» **TASK DESCRIPTION**: Include the line with "['#ff0000', '#0000ff', '#008000', '#ffa500'];" and every line before it in the entries below, echoed exactly, but not the pictures.
►
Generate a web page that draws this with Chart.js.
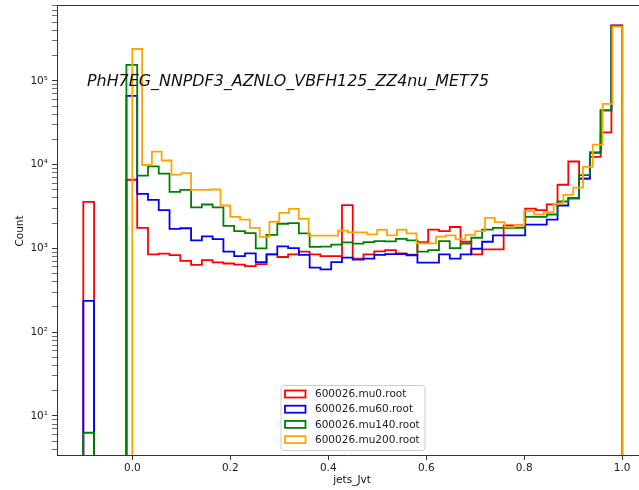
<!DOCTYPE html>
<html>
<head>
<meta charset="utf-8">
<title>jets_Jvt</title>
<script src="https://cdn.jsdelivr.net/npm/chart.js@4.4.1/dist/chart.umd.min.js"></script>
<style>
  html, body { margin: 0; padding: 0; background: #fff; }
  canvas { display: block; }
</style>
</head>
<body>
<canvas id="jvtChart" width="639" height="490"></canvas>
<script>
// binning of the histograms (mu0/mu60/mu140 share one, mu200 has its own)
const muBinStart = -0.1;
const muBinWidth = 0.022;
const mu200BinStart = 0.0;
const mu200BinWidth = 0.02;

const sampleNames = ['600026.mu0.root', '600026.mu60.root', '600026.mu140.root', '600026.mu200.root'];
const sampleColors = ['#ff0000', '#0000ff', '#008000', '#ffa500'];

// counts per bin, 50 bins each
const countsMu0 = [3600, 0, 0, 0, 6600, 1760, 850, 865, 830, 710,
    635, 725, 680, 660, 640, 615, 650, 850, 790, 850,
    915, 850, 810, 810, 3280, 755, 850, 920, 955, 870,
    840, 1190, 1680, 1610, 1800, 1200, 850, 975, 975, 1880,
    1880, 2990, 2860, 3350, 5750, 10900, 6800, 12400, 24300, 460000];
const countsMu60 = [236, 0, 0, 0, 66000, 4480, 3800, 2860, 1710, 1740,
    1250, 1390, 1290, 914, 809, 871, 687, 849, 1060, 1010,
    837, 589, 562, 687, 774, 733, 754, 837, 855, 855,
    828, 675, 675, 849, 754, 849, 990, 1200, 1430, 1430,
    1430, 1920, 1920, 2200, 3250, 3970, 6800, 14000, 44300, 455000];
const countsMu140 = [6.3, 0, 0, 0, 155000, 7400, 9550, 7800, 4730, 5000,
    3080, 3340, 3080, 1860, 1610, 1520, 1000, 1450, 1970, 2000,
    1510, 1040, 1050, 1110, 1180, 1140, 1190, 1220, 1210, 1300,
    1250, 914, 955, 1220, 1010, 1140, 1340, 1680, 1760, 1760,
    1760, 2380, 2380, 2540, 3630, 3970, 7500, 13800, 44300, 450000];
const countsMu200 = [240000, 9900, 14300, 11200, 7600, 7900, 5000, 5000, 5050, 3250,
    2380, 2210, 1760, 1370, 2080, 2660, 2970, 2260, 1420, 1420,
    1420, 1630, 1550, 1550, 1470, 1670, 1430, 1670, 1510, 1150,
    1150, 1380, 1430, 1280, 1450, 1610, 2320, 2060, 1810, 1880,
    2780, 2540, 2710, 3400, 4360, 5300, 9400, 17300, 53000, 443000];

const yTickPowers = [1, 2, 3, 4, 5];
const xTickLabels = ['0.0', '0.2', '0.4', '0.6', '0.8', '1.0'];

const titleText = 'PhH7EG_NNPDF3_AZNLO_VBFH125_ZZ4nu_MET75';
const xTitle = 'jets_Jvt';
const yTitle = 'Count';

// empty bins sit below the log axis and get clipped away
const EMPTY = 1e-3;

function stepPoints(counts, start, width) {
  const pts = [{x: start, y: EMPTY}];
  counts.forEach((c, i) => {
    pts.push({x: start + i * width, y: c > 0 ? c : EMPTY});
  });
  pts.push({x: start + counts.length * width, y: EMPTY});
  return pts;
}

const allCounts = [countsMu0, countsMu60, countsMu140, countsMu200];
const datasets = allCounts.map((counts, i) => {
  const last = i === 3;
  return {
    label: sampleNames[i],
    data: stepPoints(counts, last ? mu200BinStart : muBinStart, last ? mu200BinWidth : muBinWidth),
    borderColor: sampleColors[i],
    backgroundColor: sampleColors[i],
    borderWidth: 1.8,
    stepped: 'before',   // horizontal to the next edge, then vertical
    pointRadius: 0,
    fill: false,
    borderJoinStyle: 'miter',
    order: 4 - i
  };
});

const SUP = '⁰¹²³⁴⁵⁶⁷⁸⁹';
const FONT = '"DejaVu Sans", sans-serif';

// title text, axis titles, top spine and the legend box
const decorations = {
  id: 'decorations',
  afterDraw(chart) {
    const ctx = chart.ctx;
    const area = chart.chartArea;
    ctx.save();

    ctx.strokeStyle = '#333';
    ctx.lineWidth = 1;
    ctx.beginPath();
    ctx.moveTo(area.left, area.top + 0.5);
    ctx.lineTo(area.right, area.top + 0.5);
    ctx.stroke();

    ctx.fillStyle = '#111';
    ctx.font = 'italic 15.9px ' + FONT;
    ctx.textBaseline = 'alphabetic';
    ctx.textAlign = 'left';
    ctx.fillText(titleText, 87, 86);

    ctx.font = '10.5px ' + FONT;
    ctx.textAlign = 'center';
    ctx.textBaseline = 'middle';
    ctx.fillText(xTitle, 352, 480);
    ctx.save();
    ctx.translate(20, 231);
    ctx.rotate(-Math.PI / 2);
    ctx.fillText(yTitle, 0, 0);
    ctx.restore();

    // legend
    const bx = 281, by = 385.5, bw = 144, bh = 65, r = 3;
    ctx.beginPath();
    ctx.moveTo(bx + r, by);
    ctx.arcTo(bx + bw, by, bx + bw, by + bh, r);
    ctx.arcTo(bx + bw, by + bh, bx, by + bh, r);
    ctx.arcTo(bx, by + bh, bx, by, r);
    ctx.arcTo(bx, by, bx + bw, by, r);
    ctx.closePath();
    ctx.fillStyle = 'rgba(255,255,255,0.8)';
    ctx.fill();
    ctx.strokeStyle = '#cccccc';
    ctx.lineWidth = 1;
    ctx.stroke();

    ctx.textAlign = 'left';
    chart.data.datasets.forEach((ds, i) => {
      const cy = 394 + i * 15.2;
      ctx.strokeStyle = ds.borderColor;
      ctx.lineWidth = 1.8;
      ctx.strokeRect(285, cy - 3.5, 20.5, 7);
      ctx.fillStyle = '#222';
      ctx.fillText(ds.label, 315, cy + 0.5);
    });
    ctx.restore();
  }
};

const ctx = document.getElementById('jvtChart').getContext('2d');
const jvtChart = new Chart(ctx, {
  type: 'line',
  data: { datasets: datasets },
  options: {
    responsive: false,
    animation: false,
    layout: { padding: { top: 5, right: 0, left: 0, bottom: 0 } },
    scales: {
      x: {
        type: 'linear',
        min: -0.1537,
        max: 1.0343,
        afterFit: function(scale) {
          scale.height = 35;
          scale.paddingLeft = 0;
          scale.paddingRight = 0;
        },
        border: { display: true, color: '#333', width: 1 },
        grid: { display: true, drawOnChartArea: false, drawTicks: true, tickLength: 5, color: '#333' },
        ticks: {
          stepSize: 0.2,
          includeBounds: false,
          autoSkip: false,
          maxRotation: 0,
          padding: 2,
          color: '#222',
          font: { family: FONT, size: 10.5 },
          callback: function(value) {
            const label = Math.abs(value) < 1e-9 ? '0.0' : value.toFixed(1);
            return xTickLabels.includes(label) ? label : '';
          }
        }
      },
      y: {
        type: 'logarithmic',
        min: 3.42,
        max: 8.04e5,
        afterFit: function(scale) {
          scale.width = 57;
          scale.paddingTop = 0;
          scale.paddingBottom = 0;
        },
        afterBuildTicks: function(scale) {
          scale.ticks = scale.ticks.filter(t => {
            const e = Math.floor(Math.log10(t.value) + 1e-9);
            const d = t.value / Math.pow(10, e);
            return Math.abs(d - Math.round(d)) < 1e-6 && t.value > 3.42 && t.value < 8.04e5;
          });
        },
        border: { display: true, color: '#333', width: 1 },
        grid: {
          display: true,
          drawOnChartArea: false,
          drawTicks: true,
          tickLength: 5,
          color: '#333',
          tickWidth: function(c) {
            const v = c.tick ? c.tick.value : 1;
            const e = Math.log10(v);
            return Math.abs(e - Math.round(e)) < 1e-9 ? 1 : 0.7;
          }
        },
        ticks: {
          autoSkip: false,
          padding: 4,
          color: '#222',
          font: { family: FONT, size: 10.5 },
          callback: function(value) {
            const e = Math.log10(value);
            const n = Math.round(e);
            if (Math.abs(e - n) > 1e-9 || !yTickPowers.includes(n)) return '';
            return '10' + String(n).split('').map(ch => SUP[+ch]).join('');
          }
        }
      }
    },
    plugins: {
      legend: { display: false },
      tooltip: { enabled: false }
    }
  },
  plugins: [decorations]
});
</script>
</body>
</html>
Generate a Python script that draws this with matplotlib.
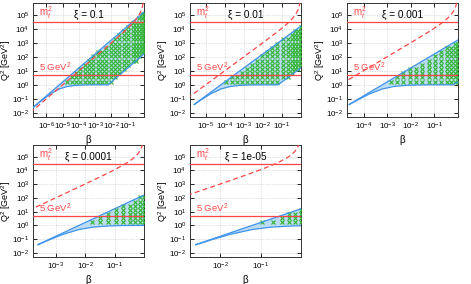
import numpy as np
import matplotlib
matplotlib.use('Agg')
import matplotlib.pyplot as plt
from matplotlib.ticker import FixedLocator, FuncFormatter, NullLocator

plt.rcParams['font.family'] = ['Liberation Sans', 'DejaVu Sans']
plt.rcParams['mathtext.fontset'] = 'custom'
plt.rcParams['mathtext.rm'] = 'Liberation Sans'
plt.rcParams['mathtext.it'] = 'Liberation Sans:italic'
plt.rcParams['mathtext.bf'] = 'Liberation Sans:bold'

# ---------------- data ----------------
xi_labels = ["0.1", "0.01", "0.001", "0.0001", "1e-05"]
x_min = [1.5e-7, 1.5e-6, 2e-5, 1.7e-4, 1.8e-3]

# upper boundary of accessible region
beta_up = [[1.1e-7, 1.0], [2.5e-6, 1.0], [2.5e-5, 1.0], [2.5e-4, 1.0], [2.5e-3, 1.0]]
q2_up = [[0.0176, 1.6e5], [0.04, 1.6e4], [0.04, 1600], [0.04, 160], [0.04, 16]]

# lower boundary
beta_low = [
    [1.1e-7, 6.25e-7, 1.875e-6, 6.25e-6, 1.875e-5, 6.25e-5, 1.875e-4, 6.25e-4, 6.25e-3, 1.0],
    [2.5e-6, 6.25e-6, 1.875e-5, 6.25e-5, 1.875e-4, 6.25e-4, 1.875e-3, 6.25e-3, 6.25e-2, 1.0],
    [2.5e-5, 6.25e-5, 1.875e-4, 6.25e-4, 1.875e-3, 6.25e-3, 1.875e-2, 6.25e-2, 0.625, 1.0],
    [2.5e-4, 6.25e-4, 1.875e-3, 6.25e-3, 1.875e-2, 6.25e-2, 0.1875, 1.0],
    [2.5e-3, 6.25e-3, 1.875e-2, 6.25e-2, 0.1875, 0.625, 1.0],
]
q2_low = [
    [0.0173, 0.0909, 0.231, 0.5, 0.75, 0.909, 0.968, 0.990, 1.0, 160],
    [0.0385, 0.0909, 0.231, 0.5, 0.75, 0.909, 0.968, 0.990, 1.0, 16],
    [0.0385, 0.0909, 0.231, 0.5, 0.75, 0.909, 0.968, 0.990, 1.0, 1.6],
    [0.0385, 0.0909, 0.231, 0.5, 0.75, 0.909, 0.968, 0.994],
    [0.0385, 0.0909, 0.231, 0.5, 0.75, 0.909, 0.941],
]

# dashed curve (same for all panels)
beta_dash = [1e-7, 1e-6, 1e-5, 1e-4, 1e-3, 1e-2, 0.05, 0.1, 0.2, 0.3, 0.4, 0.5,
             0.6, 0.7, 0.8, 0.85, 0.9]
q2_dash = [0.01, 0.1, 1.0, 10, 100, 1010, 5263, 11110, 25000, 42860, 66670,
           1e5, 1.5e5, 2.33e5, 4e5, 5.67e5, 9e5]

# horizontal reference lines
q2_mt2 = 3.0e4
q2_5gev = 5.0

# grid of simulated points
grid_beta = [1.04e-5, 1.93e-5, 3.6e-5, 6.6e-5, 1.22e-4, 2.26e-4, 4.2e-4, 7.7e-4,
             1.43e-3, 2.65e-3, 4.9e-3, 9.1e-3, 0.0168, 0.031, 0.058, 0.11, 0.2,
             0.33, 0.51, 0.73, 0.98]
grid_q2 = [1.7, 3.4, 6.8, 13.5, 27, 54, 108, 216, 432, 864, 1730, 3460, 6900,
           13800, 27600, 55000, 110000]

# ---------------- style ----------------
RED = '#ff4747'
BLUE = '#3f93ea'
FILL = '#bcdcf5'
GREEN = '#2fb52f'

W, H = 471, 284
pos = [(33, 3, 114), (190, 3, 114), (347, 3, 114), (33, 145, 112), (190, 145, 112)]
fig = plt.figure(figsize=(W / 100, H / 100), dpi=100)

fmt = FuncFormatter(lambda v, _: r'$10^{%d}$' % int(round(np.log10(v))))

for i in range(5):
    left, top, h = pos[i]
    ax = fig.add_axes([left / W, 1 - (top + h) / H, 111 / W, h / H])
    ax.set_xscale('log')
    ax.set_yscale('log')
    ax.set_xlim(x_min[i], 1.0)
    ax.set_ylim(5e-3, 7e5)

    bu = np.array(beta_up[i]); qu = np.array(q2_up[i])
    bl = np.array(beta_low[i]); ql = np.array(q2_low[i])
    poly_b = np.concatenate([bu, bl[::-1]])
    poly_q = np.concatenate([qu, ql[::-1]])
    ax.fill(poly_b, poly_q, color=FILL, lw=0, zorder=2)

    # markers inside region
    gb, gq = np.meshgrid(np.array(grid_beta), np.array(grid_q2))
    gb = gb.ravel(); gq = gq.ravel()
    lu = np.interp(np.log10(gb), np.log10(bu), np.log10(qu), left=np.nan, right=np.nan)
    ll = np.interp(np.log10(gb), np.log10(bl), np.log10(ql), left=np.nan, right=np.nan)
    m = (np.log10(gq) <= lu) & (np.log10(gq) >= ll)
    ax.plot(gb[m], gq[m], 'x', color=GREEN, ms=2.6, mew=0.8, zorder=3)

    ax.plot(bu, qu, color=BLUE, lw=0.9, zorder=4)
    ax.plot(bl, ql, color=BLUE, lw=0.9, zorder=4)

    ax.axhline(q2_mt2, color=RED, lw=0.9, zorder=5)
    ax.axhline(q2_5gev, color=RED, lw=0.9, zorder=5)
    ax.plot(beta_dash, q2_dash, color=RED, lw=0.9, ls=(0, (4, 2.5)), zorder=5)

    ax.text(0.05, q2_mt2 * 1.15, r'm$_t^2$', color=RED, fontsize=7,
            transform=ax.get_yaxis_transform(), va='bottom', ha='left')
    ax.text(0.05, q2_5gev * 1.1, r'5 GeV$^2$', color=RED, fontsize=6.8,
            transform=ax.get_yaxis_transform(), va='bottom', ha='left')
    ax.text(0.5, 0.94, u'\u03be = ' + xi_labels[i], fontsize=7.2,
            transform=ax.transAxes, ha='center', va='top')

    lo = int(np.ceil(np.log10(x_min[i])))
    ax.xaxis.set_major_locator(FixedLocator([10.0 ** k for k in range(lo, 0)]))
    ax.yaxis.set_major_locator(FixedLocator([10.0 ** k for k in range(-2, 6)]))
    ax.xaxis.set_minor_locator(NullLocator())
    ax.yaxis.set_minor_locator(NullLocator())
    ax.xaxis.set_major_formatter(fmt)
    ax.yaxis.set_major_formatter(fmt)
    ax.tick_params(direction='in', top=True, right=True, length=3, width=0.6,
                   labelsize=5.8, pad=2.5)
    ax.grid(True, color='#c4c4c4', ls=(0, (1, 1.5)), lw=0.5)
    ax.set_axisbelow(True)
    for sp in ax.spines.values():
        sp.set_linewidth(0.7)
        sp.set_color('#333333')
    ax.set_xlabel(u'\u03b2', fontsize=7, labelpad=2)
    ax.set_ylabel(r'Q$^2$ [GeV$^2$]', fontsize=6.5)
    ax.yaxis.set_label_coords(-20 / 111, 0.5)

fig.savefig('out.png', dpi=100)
◄
» **TASK RESPONSE**:
Generate a web page that draws this with Chart.js.
<!DOCTYPE html>
<html>
<head>
<meta charset="utf-8">
<title>jets_Jvt</title>
<script src="https://cdn.jsdelivr.net/npm/chart.js@4.4.1/dist/chart.umd.min.js"></script>
<style>
  html, body { margin: 0; padding: 0; background: #fff; }
  canvas { display: block; }
</style>
</head>
<body>
<canvas id="jvtChart" width="639" height="490"></canvas>
<script>
// binning of the histograms (mu0/mu60/mu140 share one, mu200 has its own)
const muBinStart = -0.1;
const muBinWidth = 0.022;
const mu200BinStart = 0.0;
const mu200BinWidth = 0.02;

const sampleNames = ['600026.mu0.root', '600026.mu60.root', '600026.mu140.root', '600026.mu200.root'];
const sampleColors = ['#ff0000', '#0000ff', '#008000', '#ffa500'];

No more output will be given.